* **What the exercise asks**
Give every line from the entries that contains "matplotlib".

** START Records shown **

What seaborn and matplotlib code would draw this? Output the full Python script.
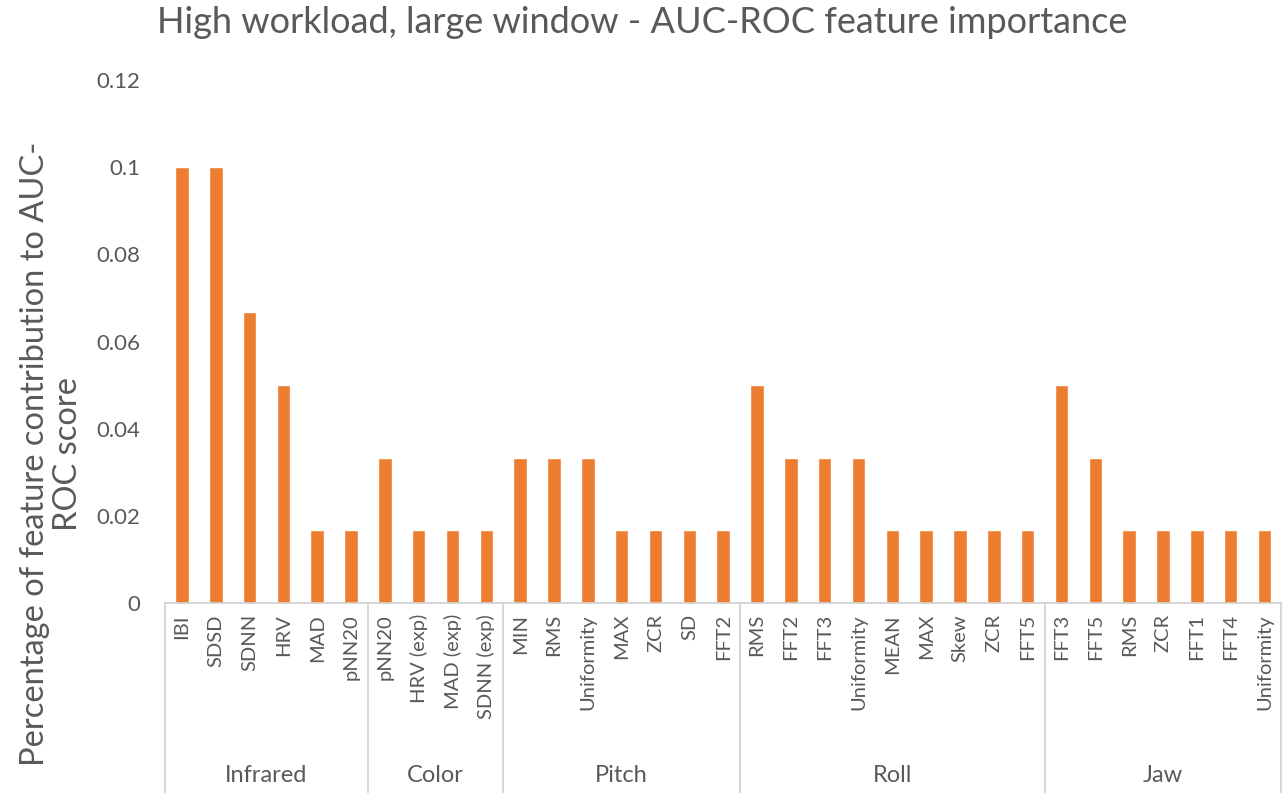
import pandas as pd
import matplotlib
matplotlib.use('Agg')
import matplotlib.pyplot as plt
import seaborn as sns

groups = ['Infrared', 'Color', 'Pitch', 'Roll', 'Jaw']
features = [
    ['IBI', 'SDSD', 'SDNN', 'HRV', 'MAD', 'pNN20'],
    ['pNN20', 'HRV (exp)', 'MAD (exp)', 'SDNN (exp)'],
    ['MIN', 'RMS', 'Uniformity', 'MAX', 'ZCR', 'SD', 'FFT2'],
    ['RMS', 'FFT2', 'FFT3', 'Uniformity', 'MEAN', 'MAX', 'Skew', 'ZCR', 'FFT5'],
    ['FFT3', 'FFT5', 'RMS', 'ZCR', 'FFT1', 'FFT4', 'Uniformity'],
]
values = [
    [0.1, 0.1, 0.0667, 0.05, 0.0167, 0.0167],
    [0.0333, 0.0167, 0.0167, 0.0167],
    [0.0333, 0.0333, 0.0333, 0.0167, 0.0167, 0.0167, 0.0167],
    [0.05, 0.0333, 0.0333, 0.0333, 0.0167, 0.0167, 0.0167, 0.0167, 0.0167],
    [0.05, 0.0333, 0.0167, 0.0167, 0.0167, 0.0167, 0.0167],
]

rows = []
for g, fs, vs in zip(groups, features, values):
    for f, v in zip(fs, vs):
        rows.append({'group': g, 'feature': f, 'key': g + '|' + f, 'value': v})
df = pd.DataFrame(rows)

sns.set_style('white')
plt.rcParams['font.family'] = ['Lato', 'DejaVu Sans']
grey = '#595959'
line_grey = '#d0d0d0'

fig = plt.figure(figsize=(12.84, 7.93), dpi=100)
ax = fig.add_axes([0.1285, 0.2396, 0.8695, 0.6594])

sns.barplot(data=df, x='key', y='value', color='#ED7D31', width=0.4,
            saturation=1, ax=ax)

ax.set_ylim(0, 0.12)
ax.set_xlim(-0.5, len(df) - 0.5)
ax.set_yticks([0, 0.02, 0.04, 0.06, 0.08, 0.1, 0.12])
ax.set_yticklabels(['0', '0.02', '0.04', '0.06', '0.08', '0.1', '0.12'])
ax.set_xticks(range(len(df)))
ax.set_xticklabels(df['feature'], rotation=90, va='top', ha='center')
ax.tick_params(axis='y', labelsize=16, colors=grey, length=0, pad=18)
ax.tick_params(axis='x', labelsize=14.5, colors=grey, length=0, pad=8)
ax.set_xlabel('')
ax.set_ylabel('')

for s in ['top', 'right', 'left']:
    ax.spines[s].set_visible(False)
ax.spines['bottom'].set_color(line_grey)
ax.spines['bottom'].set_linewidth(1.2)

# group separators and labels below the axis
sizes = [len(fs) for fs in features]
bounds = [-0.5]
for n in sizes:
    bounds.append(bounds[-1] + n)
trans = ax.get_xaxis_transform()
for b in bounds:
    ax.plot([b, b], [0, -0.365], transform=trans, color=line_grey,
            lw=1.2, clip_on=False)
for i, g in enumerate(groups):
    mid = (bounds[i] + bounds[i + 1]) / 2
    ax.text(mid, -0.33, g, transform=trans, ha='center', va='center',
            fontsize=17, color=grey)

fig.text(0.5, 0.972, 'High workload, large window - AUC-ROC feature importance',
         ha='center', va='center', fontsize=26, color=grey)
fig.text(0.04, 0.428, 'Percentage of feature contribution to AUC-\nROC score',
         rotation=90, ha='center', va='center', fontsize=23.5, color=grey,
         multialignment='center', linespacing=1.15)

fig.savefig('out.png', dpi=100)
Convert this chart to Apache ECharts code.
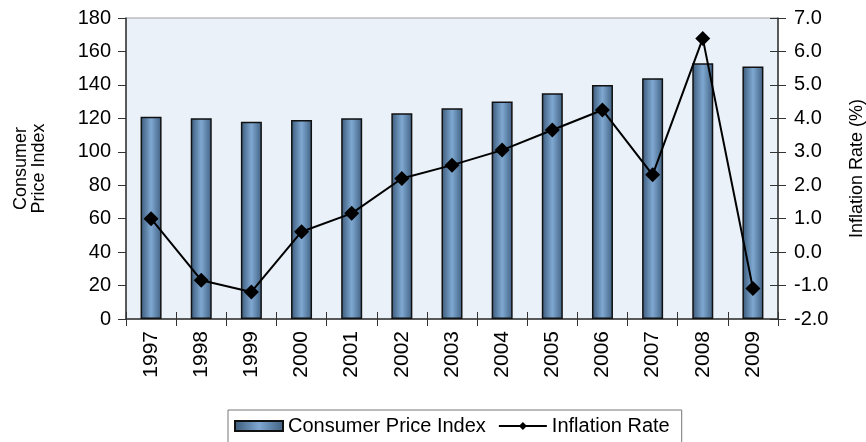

** END Records shown **

* **Task answer**
What seaborn and matplotlib code would draw this? Output the full Python script.
import matplotlib
matplotlib.use('Agg')
import matplotlib.pyplot as plt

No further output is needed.